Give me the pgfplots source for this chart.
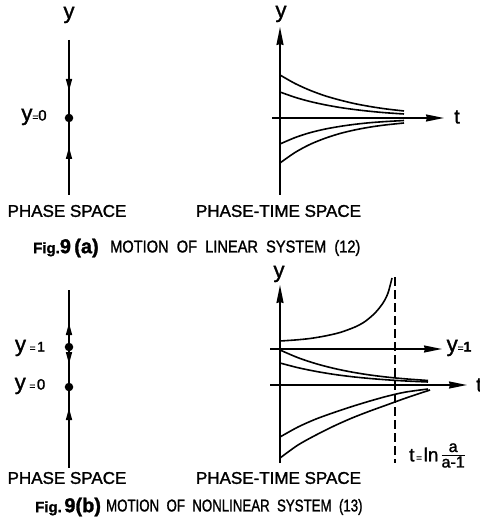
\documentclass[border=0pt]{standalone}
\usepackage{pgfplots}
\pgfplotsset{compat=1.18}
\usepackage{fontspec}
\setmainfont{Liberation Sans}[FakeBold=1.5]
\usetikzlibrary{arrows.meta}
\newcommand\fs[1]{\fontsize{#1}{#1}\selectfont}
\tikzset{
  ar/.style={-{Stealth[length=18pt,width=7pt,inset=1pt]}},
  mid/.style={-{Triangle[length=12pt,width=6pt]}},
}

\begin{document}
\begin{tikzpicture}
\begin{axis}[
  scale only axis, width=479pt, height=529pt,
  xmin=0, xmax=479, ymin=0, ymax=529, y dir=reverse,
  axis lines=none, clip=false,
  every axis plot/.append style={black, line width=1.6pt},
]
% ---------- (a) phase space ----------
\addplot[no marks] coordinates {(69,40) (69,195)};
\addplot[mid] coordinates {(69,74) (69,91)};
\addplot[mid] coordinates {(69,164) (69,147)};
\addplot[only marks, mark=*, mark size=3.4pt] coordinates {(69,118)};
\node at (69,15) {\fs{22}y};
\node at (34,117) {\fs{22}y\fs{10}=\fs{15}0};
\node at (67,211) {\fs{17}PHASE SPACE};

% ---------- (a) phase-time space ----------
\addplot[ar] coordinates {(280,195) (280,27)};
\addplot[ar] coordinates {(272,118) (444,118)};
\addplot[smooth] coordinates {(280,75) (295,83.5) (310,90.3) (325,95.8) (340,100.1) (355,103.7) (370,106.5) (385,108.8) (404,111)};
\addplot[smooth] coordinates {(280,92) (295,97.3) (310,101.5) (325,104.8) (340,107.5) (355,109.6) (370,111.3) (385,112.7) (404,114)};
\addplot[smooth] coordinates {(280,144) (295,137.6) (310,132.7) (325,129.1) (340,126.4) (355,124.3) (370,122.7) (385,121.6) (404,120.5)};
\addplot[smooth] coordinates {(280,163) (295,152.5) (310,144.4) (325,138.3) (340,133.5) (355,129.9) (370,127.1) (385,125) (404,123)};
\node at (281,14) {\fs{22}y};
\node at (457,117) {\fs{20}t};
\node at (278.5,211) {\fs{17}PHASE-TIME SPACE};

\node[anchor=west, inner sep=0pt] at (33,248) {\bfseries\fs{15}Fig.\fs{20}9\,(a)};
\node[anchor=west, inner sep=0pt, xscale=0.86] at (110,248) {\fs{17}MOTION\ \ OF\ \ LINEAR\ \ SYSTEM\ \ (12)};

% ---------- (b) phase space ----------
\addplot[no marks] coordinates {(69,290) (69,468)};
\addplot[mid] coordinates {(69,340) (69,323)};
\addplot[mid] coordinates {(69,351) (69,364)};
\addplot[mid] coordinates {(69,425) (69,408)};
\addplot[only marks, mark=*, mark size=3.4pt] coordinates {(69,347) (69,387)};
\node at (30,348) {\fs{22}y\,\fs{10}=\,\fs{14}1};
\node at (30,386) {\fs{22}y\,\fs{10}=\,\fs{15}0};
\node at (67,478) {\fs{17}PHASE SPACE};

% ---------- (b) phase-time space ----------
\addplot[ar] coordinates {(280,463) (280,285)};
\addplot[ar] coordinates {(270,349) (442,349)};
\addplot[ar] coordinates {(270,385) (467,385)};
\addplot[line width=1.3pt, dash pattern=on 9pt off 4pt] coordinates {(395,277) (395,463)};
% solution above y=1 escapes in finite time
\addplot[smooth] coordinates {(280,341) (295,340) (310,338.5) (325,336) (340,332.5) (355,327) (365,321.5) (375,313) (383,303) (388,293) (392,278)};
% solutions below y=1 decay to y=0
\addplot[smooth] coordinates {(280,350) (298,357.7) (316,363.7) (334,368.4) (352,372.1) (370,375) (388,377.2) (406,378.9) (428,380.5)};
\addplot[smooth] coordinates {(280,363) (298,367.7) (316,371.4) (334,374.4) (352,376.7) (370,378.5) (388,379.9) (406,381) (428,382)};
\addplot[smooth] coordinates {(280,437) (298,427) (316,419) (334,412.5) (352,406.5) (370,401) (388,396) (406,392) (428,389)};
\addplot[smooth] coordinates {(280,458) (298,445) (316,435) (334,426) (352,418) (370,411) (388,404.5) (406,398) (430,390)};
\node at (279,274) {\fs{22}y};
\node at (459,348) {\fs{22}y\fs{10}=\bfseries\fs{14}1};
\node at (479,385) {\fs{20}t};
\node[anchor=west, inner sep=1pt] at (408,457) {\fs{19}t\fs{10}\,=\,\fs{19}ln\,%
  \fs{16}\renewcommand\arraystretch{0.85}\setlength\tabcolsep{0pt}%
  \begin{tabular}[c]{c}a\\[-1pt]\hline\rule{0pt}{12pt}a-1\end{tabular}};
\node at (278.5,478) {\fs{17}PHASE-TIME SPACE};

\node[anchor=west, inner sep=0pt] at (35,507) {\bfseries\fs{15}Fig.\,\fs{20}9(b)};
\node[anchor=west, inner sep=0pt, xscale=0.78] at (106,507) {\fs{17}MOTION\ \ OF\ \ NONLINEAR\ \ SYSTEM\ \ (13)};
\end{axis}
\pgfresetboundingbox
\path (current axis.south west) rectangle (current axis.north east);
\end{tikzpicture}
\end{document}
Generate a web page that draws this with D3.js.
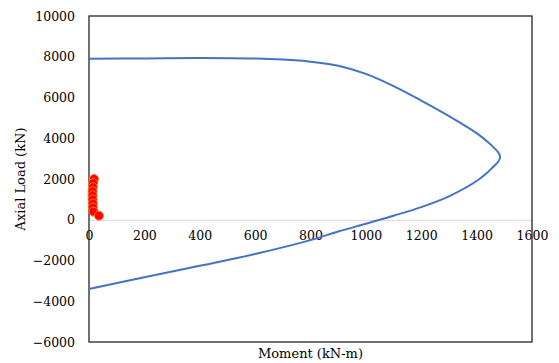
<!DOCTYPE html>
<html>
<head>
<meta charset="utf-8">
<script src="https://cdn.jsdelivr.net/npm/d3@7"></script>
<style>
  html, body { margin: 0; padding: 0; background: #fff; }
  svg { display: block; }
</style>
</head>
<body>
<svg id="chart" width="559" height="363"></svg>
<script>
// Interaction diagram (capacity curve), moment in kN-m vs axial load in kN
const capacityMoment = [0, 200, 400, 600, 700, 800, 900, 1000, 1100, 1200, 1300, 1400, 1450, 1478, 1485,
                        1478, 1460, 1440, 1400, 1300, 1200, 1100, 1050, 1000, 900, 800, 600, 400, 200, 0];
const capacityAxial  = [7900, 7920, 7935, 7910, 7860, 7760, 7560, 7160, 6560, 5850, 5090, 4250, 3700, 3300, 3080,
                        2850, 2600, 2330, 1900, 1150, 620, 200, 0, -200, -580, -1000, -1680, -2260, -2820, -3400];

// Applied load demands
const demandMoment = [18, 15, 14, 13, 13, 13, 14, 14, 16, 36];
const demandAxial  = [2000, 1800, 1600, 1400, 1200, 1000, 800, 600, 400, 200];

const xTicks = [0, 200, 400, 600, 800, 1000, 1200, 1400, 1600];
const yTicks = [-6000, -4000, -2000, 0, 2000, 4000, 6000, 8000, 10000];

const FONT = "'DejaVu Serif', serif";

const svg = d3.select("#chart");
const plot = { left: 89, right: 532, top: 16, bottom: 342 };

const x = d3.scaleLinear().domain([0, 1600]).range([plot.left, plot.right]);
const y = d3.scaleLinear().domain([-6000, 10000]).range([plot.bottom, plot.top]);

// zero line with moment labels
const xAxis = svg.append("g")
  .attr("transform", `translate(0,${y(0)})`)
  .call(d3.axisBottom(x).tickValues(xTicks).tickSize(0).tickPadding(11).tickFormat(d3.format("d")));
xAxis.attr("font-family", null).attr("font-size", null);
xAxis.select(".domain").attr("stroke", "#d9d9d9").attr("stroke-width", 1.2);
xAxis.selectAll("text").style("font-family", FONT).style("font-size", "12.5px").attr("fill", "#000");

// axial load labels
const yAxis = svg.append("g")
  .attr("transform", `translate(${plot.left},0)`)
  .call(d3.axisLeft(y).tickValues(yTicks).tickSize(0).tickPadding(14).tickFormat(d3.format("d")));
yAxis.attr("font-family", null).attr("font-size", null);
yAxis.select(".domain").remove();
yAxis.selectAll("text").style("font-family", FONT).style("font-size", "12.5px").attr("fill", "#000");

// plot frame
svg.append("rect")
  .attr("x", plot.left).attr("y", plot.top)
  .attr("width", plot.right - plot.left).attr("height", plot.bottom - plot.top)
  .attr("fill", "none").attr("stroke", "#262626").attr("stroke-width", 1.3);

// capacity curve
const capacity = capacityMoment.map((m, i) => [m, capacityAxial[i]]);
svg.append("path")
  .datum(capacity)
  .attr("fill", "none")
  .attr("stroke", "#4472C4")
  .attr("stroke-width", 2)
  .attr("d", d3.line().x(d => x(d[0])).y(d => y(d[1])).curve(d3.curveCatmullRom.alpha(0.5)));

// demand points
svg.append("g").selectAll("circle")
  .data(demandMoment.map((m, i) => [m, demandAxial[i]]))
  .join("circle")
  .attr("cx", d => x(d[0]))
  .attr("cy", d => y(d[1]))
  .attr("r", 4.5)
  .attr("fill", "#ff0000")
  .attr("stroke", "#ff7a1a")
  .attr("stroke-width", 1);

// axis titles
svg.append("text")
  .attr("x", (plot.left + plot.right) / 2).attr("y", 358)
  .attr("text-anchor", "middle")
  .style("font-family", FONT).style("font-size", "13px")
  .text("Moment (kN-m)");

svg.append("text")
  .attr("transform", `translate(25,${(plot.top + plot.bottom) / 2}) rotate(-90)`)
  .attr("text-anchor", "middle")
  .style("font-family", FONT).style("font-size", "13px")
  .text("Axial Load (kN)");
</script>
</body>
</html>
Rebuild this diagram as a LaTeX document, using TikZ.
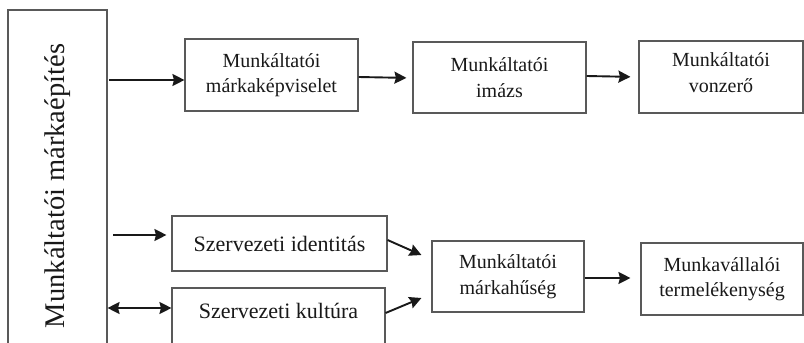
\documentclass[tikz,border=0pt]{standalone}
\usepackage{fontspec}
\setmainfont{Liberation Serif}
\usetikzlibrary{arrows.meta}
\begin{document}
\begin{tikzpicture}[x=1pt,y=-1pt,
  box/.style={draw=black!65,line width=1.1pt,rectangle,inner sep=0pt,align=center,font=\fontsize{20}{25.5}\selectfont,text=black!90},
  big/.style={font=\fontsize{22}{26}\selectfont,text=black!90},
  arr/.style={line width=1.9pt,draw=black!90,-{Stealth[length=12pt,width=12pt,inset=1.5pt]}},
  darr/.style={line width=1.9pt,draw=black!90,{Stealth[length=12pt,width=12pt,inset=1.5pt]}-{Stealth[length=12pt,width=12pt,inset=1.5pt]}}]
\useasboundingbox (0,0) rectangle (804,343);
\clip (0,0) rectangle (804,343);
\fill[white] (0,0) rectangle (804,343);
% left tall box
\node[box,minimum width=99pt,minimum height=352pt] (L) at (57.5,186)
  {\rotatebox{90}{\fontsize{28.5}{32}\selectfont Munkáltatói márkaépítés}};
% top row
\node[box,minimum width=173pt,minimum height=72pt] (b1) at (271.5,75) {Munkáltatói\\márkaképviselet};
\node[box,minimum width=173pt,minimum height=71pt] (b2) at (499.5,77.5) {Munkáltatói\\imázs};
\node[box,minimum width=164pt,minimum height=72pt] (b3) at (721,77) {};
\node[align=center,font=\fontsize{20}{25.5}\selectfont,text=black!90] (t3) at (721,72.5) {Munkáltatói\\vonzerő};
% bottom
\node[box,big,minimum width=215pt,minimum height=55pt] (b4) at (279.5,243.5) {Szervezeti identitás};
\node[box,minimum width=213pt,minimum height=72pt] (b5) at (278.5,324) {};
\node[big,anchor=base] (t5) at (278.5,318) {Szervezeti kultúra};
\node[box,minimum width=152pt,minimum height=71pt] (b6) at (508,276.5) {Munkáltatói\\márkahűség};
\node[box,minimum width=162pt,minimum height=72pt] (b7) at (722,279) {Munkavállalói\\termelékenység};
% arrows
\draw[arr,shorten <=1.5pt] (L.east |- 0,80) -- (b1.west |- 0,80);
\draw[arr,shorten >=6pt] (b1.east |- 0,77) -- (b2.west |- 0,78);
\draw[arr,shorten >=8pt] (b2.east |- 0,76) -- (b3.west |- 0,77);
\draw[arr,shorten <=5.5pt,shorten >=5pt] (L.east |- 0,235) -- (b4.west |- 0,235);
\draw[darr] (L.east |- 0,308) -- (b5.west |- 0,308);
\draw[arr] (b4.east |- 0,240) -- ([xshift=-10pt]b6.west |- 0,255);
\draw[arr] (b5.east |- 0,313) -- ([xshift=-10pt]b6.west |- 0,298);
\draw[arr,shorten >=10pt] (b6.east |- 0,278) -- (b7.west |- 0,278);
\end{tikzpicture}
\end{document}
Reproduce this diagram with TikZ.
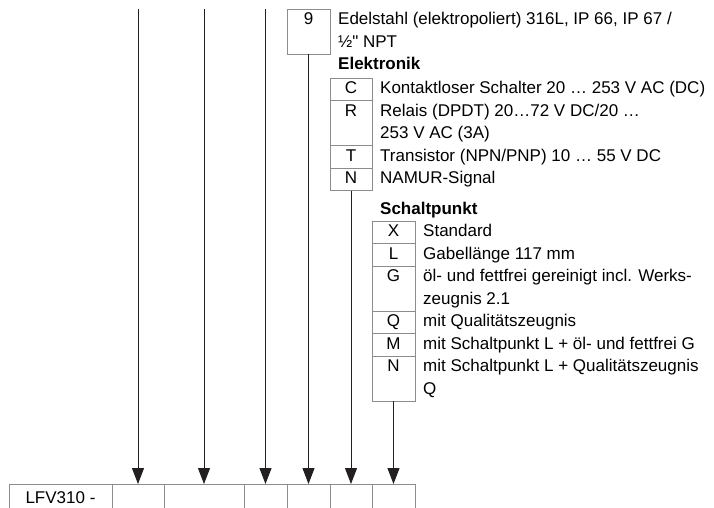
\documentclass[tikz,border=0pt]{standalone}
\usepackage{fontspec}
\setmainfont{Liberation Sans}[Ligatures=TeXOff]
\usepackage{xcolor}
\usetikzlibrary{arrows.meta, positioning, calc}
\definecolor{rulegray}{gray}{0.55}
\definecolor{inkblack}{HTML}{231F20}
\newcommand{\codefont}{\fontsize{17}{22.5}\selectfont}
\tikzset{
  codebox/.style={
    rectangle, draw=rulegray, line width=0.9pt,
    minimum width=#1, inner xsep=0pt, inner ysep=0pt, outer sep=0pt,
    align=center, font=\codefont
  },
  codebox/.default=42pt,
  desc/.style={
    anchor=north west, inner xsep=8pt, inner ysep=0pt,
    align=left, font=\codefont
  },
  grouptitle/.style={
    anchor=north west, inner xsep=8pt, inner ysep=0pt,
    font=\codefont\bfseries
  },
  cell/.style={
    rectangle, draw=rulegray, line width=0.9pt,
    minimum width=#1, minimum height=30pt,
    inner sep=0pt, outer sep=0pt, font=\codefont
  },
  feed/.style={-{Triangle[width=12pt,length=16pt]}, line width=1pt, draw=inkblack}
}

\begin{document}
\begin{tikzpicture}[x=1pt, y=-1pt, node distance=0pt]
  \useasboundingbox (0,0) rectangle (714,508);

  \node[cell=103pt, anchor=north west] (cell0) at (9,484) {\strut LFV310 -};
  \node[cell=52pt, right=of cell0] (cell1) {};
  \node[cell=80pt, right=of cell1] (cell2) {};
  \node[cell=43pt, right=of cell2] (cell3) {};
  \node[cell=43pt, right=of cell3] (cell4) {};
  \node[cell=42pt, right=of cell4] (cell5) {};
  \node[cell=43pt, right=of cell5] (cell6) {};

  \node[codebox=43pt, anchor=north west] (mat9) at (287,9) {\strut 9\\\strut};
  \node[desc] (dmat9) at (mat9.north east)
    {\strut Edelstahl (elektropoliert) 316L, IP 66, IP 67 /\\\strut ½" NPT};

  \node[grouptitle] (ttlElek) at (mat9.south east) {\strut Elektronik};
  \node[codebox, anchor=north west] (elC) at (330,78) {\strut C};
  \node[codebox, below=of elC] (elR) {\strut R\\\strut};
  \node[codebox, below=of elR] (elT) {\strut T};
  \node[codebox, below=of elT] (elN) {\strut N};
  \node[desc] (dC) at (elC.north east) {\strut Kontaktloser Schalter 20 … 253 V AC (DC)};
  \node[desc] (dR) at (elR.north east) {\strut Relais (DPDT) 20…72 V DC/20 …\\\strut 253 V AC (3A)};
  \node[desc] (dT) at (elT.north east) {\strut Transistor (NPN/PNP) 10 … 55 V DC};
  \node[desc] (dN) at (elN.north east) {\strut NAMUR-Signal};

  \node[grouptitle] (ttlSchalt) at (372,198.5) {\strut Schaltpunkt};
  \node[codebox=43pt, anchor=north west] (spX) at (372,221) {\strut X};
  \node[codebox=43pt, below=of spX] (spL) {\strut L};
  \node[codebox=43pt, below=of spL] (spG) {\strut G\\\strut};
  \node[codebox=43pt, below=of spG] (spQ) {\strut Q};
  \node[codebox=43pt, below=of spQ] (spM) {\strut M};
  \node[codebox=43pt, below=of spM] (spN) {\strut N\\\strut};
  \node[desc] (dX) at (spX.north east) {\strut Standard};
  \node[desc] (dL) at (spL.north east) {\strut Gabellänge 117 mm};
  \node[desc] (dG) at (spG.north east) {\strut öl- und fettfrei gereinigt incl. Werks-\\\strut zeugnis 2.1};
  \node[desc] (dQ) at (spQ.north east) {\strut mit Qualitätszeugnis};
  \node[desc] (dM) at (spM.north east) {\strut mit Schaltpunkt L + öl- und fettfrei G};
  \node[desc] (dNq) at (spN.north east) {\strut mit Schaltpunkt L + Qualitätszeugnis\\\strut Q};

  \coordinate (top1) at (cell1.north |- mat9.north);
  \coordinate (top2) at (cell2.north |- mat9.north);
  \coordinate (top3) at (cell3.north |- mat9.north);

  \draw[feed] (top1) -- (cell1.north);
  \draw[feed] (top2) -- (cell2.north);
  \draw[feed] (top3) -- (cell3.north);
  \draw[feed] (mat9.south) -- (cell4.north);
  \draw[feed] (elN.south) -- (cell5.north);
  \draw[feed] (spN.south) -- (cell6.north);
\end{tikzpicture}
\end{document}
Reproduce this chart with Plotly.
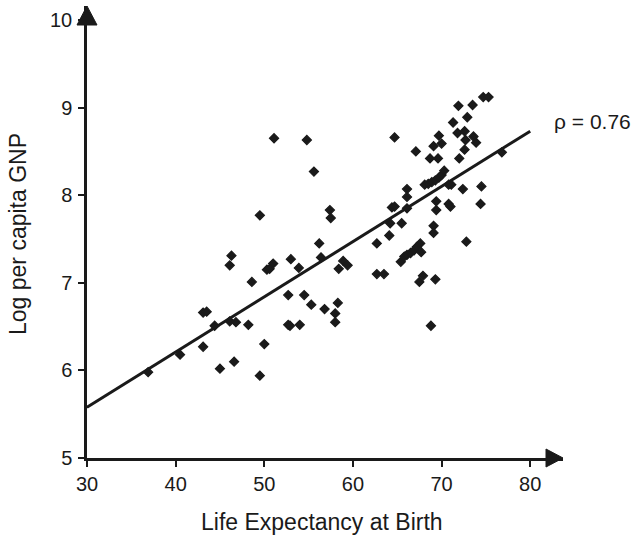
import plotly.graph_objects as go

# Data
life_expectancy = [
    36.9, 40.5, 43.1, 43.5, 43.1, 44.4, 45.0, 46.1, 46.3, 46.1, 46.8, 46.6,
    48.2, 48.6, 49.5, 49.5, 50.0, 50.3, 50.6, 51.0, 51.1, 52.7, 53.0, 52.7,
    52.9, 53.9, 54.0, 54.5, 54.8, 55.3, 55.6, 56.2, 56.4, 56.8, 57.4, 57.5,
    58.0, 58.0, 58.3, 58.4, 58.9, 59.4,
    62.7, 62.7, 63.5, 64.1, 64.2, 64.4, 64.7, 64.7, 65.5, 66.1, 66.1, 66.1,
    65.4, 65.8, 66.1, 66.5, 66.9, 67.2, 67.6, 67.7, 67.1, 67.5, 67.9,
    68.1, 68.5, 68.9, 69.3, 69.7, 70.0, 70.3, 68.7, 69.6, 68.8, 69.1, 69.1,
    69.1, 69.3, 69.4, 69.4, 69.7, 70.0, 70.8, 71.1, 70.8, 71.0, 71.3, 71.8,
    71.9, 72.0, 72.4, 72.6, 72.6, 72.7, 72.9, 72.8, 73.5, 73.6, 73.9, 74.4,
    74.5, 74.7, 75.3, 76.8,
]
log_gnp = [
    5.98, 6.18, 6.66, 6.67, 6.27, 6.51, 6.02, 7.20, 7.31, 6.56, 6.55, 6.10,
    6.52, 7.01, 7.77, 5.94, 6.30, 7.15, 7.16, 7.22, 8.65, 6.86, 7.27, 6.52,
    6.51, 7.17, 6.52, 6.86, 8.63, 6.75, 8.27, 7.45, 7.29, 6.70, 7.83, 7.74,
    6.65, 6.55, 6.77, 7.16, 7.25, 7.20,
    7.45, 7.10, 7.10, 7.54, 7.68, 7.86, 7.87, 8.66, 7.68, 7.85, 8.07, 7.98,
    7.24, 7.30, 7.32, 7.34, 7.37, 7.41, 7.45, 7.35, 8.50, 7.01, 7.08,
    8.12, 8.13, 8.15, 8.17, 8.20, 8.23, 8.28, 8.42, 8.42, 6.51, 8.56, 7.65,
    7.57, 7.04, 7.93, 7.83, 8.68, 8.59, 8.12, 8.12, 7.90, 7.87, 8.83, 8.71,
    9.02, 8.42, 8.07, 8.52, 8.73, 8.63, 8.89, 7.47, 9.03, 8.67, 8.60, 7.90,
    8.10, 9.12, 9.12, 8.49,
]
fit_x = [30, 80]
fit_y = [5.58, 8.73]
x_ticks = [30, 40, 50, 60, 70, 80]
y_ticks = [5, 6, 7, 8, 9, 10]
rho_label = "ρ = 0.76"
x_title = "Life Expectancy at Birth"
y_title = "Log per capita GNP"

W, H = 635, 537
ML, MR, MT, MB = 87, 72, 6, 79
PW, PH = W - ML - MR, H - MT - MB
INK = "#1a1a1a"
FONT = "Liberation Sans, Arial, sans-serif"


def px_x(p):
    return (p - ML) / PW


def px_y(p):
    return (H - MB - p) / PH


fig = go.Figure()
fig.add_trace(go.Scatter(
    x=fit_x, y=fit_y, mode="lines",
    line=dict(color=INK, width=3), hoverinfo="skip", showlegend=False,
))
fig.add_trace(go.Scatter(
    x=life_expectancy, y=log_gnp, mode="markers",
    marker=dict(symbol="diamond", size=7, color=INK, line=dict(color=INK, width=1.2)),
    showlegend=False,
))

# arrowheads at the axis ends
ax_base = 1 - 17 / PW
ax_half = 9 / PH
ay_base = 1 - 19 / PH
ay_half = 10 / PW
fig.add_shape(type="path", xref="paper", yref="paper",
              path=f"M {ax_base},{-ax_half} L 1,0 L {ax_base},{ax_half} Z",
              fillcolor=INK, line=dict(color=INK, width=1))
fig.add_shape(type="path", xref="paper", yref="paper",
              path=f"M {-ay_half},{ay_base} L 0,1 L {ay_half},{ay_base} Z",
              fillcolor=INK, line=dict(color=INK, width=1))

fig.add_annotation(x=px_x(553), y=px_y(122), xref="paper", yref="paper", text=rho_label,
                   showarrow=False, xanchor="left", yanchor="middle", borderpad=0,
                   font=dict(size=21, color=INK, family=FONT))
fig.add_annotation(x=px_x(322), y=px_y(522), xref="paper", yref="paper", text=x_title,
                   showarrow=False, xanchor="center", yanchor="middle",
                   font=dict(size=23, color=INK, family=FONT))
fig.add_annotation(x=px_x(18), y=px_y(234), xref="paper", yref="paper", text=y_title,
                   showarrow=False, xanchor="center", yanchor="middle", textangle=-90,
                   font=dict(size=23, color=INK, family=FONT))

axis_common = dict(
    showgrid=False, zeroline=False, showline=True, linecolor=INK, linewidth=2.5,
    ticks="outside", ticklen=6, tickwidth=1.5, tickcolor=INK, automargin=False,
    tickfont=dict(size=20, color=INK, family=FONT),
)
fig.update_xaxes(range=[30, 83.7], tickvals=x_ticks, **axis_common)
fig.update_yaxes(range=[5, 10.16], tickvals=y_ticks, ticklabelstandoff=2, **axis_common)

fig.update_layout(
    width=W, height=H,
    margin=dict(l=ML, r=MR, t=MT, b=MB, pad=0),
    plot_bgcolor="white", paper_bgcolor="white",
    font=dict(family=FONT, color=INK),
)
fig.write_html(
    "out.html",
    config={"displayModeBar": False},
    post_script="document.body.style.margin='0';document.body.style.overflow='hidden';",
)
____
**DIRECTIVE:** Show all lines from the listing above in which "with" appears.

**COMPLETE OUTPUT:**
Generate a web page that draws this with D3.js.
// zero line with moment labels
Reproduce this diagram with TikZ.
Reproduce this chart with Plotly.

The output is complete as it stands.